Liebe Vera-Lena,
vielen Dank für das intensive Lesen
.
da schlägst Du einige Purzelbäume zwischen dem Ich und dem Du, aber das ist vielleicht auch die Grundaussage dieses kurzen Textes.
Da hast du vollkommen recht
.
Es stimmt, dieser Vierzeiler wirkt sehr undurchsichtig, LyrIch & DU verschmelzen, es ist nicht wirklich logisch strukturiert - vielleicht weil einfach zu viel drinsteckt. Um ausdrücken zu können, was ich meine, hätte ich daraus eigentlich ein ganzes Sonett machen sollen ;-) - aber das Gefühl war in dem Moment so intensiv, dass ich es unmittelbar ausdrücken und nicht "aufblasen" wollte, und den Transparenzverlust akzeptierte. Um so mehr freue ich mich, dass ich dieses grundsätzliche Gefühl anscheinend rüberbringen konnte
) (An dieser Stelle vielen Dank an alle für die positiven Bewertungen. Das bedeutet mir sehr viel!).
Am ehesten verstehe ich die Schlusszeile:
Das hört sich sehr nach Sterbenwollen aus Liebeskummer an.
Wenn das Herz ausgewandert ist, was soll dann aus dem Rest werden. Wer soll es beleben, durchbluten mit Wärme erfüllen?
Das ist eine tolle Interpretation, die ich so nicht beabsichtigt habe (oder vielleicht nicht bewusst ;-)).
Ich wollte mit den letzten Sätzen in gewisser Weise die Aussage "Du hast mein Herz. Ich will es nicht zurück.", wie man sie häufig hört, verdrehen (Zugegebenerweise hieß der letzte Vers anfangs tatsächlich so ;-)). Aber "Du hast mein Herz" impliziert ein gewisses Aktiv-Sein seitens des DU, und "Ich will es nicht zurück" eine gewisse Kontrolle seitens des LyrIchs. Beides ist aber in so einer Situation nicht vorhanden, insofern wäre so eine Aussage sinnentlehrt.
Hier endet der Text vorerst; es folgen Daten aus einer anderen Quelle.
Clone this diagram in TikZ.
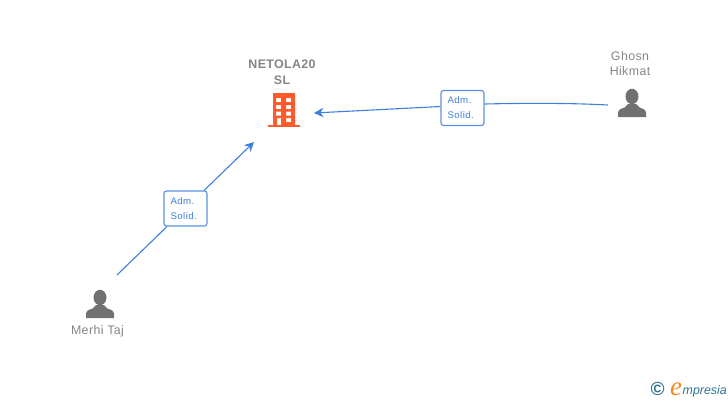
\documentclass[tikz,border=0pt]{standalone}
\usepackage{fontspec}
\setmainfont{Liberation Sans}
\newfontfamily\logofont{Liberation Serif}
\usetikzlibrary{arrows.meta,backgrounds}
\definecolor{linkblue}{HTML}{3C7FDF}
\definecolor{boxblue}{HTML}{5A93E0}
\definecolor{labelgray}{HTML}{858585}
\definecolor{icongray}{HTML}{717171}
\definecolor{towerred}{HTML}{FF5A2C}
\definecolor{logoteal}{HTML}{2F7391}
\definecolor{logoorange}{HTML}{F08A1E}
\tikzset{
  link/.style={linkblue, line width=1.1pt},
  tip/.style={-{Stealth[length=9.5pt,width=9.5pt]}},
  rolebox/.style={draw=boxblue, fill=white, rounded corners=2.5pt, line width=1.1pt, minimum width=43pt, minimum height=35pt, inner sep=0pt, text width=30pt, align=left, text=linkblue, font=\fontsize{9.6}{15}\selectfont\addfontfeatures{LetterSpace=5}},
  who/.style={text=labelgray, align=center, inner sep=0pt, font=\fontsize{12.4}{15.5}\selectfont\addfontfeatures{LetterSpace=3}},
  firm/.style={who, font=\fontsize{12.4}{15.5}\selectfont\bfseries\addfontfeatures{LetterSpace=3}},
  person/.pic={
    \fill[icongray] (0,7.5) ellipse (6.5 and 7.7);
    \fill[icongray] (-14,28) -- (-14,23) .. controls (-14,20.5) and (-11,20) .. (-7.5,18.5)
      -- (-4,15) -- (4,15) -- (7.5,18.5) .. controls (11,20) and (14,20.5) .. (14,23) -- (14,28) -- cycle;
  },
  tower/.pic={
    \fill[towerred, even odd rule] (-11,0) rectangle (11,32)
      (-8,5) rectangle (-3,9) (2,5) rectangle (7,9)
      (-8,12) rectangle (-3,16) (2,12) rectangle (7,16)
      (-8,18.5) rectangle (-3,22.5) (2,18.5) rectangle (7,22.5)
      (-7,25) rectangle (-3,32) (2,25) rectangle (7,29);
    \fill[towerred] (-16,32) rectangle (16,34);
  }
}

\begin{document}
\begin{tikzpicture}[x=1pt,y=-1pt]
   \useasboundingbox (0,0) rectangle (728,400);
   \pic at (284,93) {tower};
   \pic at (632,89) {person};
   \pic at (100,290) {person};
   \node[firm] (netola) at (282,72) {NETOLA20\\SL};
   \node[who] (ghosn) at (630,63.5) {Ghosn\\Hikmat};
   \node[who] (merhi) at (97.5,331.5) {Merhi Taj};
   \coordinate (netolaright) at (314,113);
   \coordinate (netolaleft) at (254,142);
   \coordinate (ghosnend) at (608,105);
   \coordinate (merhiend) at (117,275);
   \node[rolebox] (admB) at (462.5,108) {Adm.\\Solid.};
   \node[rolebox] (admA) at (185.5,208.5) {Adm.\\Solid.};
   \begin{scope}[on background layer]
    \draw[link] (ghosnend) .. controls (570,103) and (530,103) .. ([yshift=4pt]admB.east);
    \draw[link,tip] ([yshift=1.5pt]admB.west) -- (netolaright);
    \draw[link] (merhiend) -- (admA);
    \draw[link,tip] (admA) -- (netolaleft);
   \end{scope}
   % logo
   \node[inner sep=0pt, text=logoteal, font=\fontsize{19}{19}\selectfont\bfseries] (copyr) at (657.5,389) {©};
   \node[inner sep=0pt, anchor=base west, text=logoorange, font=\logofont\itshape\fontsize{27}{27}\selectfont] (logoe) at (670,395) {e};
   \node[inner sep=0pt, anchor=base west, text=logoteal, font=\itshape\fontsize{12.4}{12.4}\selectfont] (logotext) at (682.5,394) {mpresia};
\end{tikzpicture}
\end{document}
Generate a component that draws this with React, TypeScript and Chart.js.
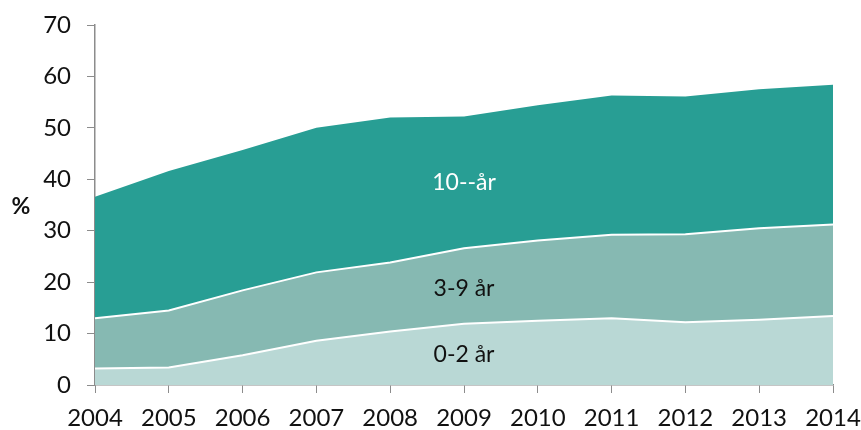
import React, { useEffect, useRef } from "react";
import { Chart, registerables } from "chart.js";

Chart.register(...registerables);

const years = ["2004", "2005", "2006", "2007", "2008", "2009", "2010", "2011", "2012", "2013", "2014"];
const age0to2 = [3.2, 3.4, 5.8, 8.6, 10.4, 11.9, 12.5, 13.0, 12.2, 12.7, 13.4];
const age3to9 = [9.8, 11.1, 12.6, 13.3, 13.4, 14.7, 15.6, 16.2, 17.1, 17.8, 17.8];
const age10plus = [23.6, 27.1, 27.3, 28.1, 28.2, 25.6, 26.3, 27.1, 26.8, 27.0, 27.2];
const seriesNames = ["0-2 år", "3-9 år", "10--år"];
const yTicks = [0, 10, 20, 30, 40, 50, 60, 70];

const FONT = "Lato, 'Open Sans', sans-serif";
const FS = 24;

const labelsPlugin = {
  id: "areaLabels",
  afterDatasetsDraw(chart: any) {
    const { ctx, scales } = chart;
    const x = scales.x.getPixelForValue(5);
    const items = [
      { text: seriesNames[2], v: 39.3, color: "#ffffff" },
      { text: seriesNames[1], v: 18.8, color: "#111111" },
      { text: seriesNames[0], v: 6.0, color: "#111111" },
    ];
    ctx.save();
    ctx.font = `${FS - 1}px ${FONT}`;
    ctx.textAlign = "center";
    ctx.textBaseline = "middle";
    items.forEach((it) => {
      ctx.fillStyle = it.color;
      ctx.fillText(it.text, x, scales.y.getPixelForValue(it.v));
    });
    ctx.font = `bold 23px ${FONT}`;
    ctx.fillStyle = "#111111";
    ctx.fillText("%", 21, (chart.chartArea.top + chart.chartArea.bottom) / 2 + 2);
    ctx.restore();
  },
};

export default function App() {
  const ref = useRef<HTMLCanvasElement>(null);
  useEffect(() => {
    if (!ref.current) return;
    const chart = new Chart(ref.current, {
      type: "line",
      data: {
        labels: years,
        datasets: [
          {
            label: seriesNames[0],
            data: age0to2,
            backgroundColor: "#B9D8D5",
            borderColor: "#ffffff",
            borderWidth: 2,
            fill: "origin",
            pointRadius: 0,
            tension: 0,
          },
          {
            label: seriesNames[1],
            data: age3to9,
            backgroundColor: "#86B9B2",
            borderColor: "#ffffff",
            borderWidth: 2,
            fill: "-1",
            pointRadius: 0,
            tension: 0,
          },
          {
            label: seriesNames[2],
            data: age10plus,
            backgroundColor: "#289E94",
            borderColor: "#289E94",
            borderWidth: 0,
            fill: "-1",
            pointRadius: 0,
            tension: 0,
          },
        ],
      },
      options: {
        animation: false,
        responsive: false,
        maintainAspectRatio: false,
        layout: { padding: { left: 0, right: 28, top: 25, bottom: 0 } },
        plugins: { legend: { display: false }, tooltip: { enabled: false } },
        scales: {
          x: {
            offset: false,
            grid: { drawOnChartArea: false, drawTicks: true, tickLength: 8, color: "#8c8c8c" },
            border: { color: "#8c8c8c", width: 1.5 },
            ticks: { color: "#111111", font: { family: FONT, size: FS }, padding: 11, maxRotation: 0 },
            afterFit: (s: any) => { s.height = 45; s.paddingLeft = 0; s.paddingRight = 0; },
          },
          y: {
            stacked: true,
            min: 0,
            max: 70,
            afterBuildTicks: (s: any) => { s.ticks = yTicks.map((v) => ({ value: v })); },
            grid: { drawOnChartArea: false, drawTicks: true, tickLength: 8, color: "#8c8c8c" },
            border: { color: "#8c8c8c", width: 1.5 },
            ticks: { color: "#111111", font: { family: FONT, size: FS }, padding: 16 },
            afterFit: (s: any) => { s.width = 95; s.paddingTop = 0; s.paddingBottom = 0; },
          },
        },
      },
      plugins: [labelsPlugin],
    });
    return () => chart.destroy();
  }, []);
  return (
    <div style={{ position: "fixed", left: 0, top: 0, width: 861, height: 430, background: "#fff" }}>
      <canvas ref={ref} width={861} height={430} style={{ width: 861, height: 430 }} />
    </div>
  );
}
Aber ich fange mal vorne an ;-). Wenn LyrIch & Du sich gegenüberstehen, zerbricht das Bild des DU immer wieder aufs Neue im LyrIch - er ist nun so fremd, so kalt, und das äussert sich in seinem Nicht-Verstehen: Das DU kann nicht verstehen, wie das LyrIch ihn immer noch, aus den Scherben heraus, als ganzes, also unversehrt sehen kann. Es ist sehr zweideutig: Zum einen zerbricht das DU zwar im LyrIch dadurch, dass das DU sich verhält, wie es sich verhält. Aber zum anderen kann das LyrIch anscheinend das Bild immer wieder zusammenfügen - warum das LyrIch das macht, ist dem DU unbegreiflich.
Aber das Herz des LyrIch hat gewählt: Es bevorzugt, dem DU "treu" zu bleiben, das DU immer noch "ganz" zu sehen - und gibt das LyrIch auf, lässt das LyrIch zerbrechen. Das Sterbenwollen wäre eine intensivierung dieser Aussage.
Ich hoffe, ich konnte dir etwas helfen. Meine eigene Interpretation ist ziemlich schwammig ;-), aber wie du schon richtig sagtest: "Worum es geht empfindet man auch ohne den Intellekt auf superscharf einzustellen." Deine Interpretation war zum großen Teil richtig, nur hast du die dritte Zeile anders gedeutet, als ich sie meinte: Ich meinte sie als eine Erläuterung des "Nicht-Verstehens" des DU (deshalb der Doppelpunkt), du deutest sie als Aussage des LyrIchs selbst. Das ist natürlich schon ein wichtiger Unterschied. Hast du eine Idee, wie ich es deutlicher machen könnte?